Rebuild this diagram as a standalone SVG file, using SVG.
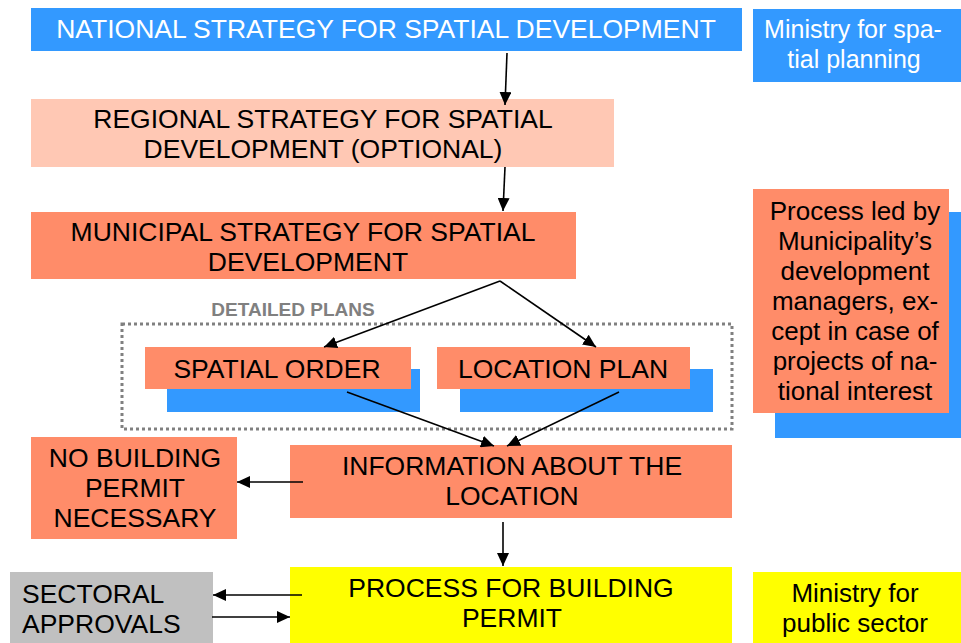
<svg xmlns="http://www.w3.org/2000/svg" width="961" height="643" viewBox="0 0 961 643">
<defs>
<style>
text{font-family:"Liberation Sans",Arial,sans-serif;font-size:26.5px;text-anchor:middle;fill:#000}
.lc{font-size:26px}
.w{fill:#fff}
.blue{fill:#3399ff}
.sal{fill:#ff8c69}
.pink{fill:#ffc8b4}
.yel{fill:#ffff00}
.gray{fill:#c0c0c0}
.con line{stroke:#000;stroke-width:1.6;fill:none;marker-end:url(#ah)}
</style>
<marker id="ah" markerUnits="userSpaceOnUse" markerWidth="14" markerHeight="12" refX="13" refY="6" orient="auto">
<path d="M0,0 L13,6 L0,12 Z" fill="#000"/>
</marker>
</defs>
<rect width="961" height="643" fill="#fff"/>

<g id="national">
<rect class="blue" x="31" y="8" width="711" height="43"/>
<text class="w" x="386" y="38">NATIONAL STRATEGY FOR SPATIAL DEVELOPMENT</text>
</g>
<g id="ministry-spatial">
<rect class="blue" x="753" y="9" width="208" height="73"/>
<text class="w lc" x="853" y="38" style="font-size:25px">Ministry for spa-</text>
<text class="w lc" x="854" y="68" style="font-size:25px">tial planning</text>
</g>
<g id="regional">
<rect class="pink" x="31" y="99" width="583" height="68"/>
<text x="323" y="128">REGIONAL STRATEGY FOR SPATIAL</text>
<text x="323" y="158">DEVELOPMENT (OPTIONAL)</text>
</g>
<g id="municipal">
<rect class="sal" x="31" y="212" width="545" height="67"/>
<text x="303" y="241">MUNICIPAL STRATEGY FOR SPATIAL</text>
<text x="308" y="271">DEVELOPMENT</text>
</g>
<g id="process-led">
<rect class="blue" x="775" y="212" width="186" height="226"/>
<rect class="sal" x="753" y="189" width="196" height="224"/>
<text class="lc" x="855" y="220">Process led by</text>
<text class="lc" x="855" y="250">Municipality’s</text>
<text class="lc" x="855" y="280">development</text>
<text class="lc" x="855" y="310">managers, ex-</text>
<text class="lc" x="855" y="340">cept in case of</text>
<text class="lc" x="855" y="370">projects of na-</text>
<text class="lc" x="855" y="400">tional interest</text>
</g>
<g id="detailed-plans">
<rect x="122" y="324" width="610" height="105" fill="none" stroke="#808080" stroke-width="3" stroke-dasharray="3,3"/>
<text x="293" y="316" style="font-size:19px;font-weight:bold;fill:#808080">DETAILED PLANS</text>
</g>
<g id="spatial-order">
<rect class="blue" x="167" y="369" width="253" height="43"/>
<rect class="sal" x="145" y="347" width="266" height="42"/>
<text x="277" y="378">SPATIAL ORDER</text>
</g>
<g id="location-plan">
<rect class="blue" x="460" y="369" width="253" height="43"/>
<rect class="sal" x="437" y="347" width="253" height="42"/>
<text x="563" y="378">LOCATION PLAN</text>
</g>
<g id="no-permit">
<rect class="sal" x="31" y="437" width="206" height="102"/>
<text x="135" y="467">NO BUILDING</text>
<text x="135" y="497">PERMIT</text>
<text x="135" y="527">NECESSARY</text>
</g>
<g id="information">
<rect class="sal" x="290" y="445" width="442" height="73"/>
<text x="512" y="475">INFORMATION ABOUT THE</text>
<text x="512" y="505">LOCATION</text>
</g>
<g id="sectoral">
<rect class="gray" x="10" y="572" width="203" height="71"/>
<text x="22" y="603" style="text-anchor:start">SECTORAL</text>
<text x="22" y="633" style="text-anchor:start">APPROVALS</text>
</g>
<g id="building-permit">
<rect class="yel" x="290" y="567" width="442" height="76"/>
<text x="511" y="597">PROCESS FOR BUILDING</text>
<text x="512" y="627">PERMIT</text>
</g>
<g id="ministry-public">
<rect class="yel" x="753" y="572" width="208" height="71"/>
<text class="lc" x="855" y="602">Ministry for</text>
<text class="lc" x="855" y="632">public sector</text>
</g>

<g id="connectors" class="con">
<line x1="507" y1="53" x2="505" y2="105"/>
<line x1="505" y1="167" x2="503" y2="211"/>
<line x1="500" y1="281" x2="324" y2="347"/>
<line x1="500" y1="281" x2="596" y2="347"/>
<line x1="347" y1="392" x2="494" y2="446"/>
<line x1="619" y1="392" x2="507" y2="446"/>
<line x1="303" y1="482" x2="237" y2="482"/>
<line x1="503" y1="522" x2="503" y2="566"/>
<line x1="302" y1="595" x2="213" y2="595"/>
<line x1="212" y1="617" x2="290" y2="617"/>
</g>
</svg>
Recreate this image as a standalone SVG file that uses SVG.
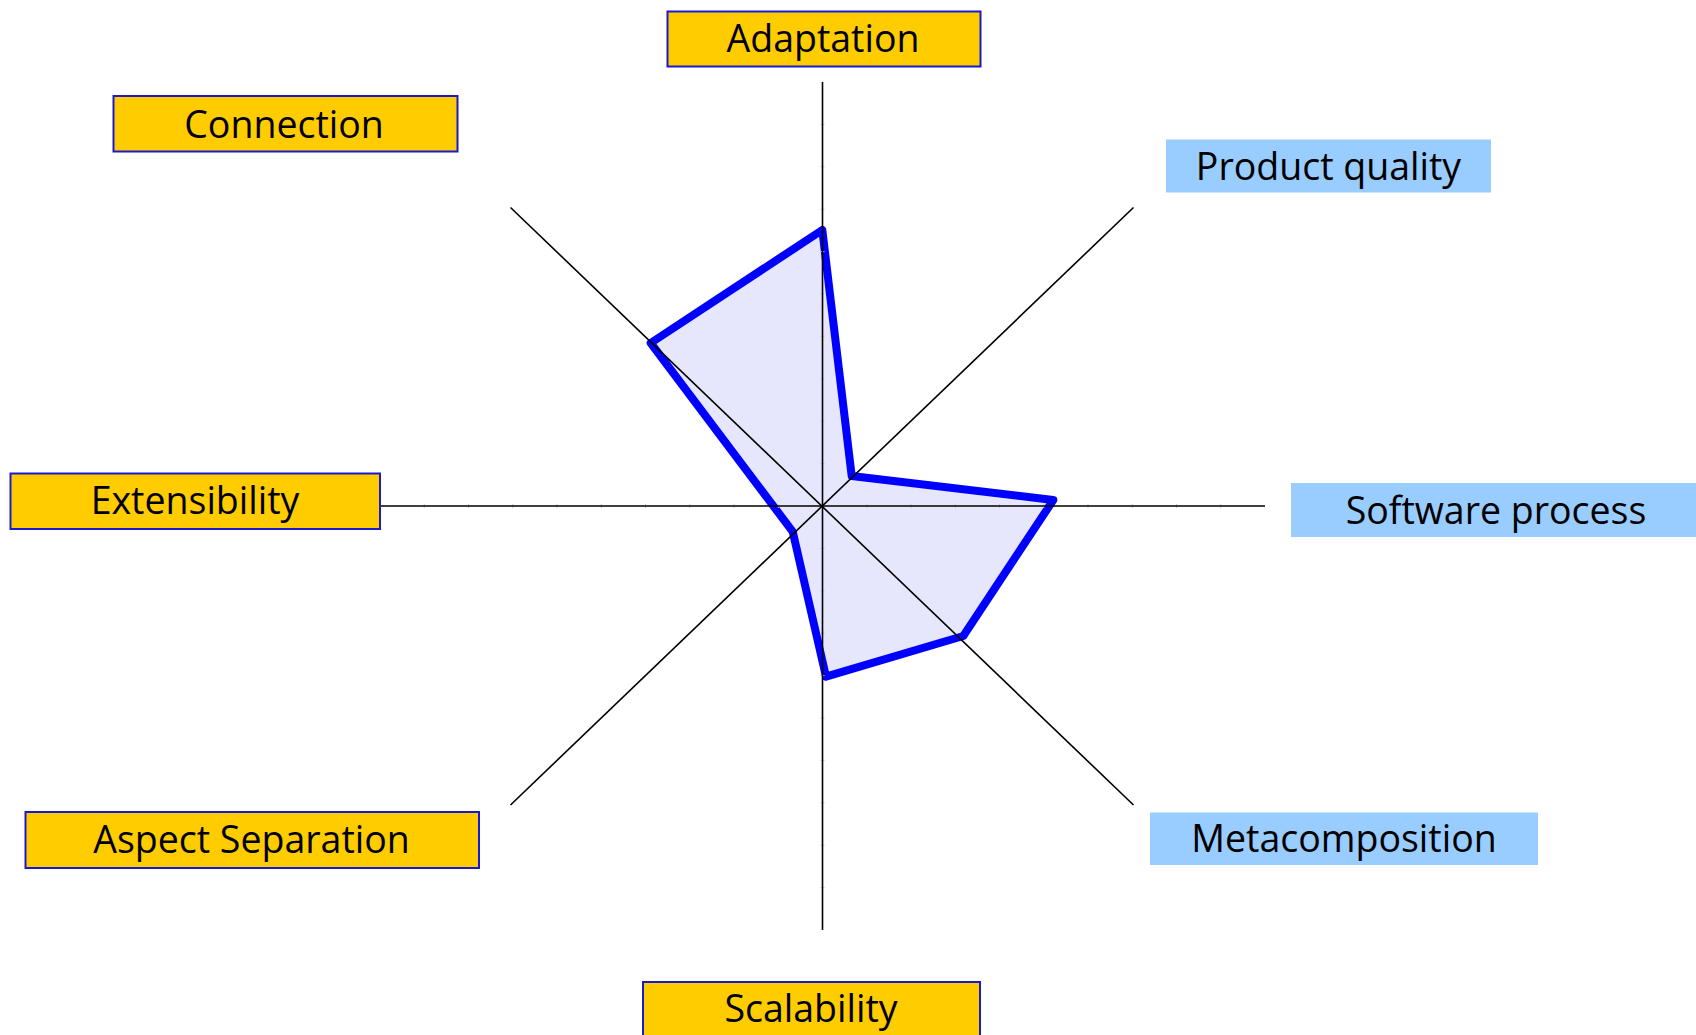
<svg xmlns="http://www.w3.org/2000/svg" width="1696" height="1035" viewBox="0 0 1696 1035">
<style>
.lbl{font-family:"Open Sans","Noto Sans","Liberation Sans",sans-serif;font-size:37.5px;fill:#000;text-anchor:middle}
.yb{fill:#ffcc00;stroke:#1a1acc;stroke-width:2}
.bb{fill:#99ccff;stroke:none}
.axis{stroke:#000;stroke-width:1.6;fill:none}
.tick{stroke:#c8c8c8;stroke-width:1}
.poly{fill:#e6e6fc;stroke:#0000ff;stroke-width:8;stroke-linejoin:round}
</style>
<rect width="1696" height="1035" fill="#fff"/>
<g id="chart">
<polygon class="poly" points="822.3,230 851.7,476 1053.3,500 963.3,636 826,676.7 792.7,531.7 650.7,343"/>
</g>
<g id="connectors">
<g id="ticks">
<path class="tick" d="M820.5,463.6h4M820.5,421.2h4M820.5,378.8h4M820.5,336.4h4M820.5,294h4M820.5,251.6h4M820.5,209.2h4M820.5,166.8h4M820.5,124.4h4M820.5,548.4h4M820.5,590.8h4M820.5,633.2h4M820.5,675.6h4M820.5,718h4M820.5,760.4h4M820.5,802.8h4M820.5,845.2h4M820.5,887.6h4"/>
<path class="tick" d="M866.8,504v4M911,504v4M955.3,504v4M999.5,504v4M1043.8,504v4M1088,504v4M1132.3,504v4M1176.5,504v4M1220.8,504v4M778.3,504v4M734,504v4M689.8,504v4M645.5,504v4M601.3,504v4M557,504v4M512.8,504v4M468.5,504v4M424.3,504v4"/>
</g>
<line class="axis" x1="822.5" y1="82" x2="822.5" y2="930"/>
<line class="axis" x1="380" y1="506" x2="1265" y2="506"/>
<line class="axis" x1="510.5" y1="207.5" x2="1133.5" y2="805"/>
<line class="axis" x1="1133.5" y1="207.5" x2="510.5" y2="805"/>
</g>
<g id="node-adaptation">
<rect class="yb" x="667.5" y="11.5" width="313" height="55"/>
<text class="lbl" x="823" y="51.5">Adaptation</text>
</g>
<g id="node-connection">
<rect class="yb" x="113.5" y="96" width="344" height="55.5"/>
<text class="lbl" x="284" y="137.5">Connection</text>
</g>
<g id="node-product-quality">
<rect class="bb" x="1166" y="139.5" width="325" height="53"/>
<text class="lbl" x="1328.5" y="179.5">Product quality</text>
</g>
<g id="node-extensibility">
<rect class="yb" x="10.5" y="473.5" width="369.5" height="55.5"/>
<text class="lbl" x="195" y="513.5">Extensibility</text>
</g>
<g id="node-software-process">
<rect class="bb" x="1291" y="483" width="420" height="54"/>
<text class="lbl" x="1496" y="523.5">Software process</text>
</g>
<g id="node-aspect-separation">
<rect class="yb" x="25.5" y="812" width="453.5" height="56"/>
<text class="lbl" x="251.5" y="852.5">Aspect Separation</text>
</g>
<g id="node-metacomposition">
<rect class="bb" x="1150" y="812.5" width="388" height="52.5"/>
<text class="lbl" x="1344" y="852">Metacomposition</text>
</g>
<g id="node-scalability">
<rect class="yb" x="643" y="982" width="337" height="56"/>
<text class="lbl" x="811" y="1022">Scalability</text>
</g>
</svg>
★ ★ ★
Goal
From the entries, report each line that includes the word "this".

Result
Rebuild this diagram as a standalone SVG file, using SVG.
Recreate this image as a standalone SVG file that uses SVG.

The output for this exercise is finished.